◆ Aim of the exercise
Extract everything from the first line through the line with "rg_minus = [9.0, 10.3, 10.2, 10.9, 13.8]", both ends included, except for any pictures.

◆ Records for this exercise
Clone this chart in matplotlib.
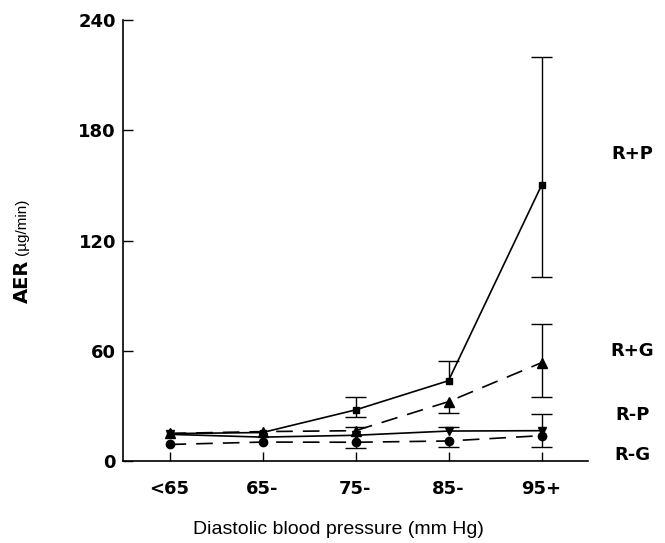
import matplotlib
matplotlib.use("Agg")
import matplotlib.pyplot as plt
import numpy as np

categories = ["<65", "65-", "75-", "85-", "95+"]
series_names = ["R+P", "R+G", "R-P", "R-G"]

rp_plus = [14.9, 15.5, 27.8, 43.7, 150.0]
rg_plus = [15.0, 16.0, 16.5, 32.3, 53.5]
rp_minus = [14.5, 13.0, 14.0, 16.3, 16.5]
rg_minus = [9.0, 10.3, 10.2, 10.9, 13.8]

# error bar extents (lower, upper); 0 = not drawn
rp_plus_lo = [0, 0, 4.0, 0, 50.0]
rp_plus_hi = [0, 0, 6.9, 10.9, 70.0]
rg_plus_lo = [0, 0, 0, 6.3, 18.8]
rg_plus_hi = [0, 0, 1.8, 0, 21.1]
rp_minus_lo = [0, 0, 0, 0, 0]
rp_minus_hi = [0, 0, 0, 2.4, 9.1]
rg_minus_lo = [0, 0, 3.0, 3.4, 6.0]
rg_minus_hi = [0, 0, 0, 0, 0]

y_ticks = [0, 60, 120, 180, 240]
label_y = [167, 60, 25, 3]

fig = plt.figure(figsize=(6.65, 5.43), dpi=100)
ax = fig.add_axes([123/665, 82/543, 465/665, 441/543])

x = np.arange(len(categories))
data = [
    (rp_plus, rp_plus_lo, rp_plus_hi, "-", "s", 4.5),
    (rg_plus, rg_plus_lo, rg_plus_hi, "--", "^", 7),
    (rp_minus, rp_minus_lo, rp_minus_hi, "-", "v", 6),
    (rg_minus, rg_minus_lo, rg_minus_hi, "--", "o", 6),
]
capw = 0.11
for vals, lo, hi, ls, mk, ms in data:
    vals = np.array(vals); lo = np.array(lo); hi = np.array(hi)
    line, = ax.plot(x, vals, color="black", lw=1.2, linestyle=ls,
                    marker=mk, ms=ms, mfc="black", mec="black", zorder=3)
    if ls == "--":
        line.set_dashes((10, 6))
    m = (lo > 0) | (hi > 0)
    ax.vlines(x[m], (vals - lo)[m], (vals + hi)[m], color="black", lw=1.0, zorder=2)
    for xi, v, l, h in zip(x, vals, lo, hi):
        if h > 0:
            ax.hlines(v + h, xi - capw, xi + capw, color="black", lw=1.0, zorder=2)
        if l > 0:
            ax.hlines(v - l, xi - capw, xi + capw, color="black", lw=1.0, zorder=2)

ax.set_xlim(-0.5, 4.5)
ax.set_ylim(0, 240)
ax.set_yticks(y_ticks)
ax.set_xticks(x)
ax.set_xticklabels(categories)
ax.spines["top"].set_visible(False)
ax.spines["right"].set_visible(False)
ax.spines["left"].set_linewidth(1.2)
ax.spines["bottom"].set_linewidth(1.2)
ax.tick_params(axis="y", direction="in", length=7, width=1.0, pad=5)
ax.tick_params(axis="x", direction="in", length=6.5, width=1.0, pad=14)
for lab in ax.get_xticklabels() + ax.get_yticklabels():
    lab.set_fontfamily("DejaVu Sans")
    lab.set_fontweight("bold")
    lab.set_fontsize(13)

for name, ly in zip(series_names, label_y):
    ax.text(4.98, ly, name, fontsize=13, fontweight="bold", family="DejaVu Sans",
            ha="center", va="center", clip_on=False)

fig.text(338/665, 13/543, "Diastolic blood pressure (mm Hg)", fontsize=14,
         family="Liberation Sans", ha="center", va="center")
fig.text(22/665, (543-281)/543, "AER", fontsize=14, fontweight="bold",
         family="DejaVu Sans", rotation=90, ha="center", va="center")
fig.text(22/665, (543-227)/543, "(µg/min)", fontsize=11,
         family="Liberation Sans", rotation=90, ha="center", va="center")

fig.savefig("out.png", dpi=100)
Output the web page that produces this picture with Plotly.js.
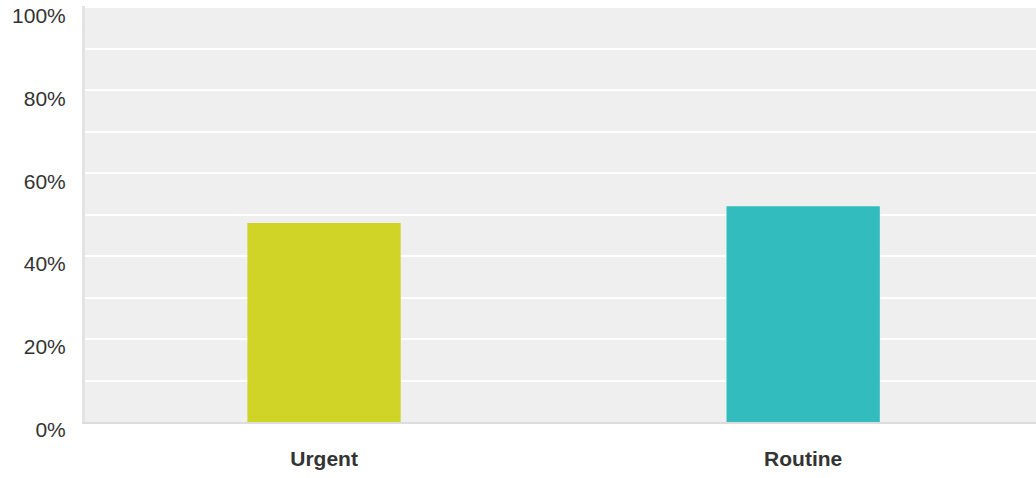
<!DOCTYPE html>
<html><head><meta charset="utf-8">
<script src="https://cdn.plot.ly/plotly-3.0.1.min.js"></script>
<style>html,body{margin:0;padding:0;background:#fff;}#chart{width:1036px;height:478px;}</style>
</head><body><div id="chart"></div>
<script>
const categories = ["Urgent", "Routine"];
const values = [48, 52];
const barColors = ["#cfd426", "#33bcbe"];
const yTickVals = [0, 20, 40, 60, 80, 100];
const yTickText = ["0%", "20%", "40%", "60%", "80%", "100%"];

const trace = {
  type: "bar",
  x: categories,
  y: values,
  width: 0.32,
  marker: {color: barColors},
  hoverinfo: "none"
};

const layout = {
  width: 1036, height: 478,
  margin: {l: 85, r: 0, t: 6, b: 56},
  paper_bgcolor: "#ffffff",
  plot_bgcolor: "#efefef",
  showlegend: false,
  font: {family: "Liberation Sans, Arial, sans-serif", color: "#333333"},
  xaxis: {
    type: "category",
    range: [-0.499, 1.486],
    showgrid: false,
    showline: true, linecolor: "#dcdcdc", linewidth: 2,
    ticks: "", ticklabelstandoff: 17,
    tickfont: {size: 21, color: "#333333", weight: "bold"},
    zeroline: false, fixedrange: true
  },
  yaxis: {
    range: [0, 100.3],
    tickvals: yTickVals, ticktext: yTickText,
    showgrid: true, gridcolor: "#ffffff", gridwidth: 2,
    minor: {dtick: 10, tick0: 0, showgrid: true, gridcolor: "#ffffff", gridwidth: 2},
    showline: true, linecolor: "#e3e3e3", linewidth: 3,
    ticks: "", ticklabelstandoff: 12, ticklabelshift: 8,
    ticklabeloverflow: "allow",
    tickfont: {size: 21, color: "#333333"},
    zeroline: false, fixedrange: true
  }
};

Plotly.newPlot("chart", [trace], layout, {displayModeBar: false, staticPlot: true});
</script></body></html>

◆ Result of this exercise
Clone this chart in matplotlib.
import matplotlib
matplotlib.use("Agg")
import matplotlib.pyplot as plt
import numpy as np

categories = ["<65", "65-", "75-", "85-", "95+"]
series_names = ["R+P", "R+G", "R-P", "R-G"]

rp_plus = [14.9, 15.5, 27.8, 43.7, 150.0]
rg_plus = [15.0, 16.0, 16.5, 32.3, 53.5]
rp_minus = [14.5, 13.0, 14.0, 16.3, 16.5]
rg_minus = [9.0, 10.3, 10.2, 10.9, 13.8]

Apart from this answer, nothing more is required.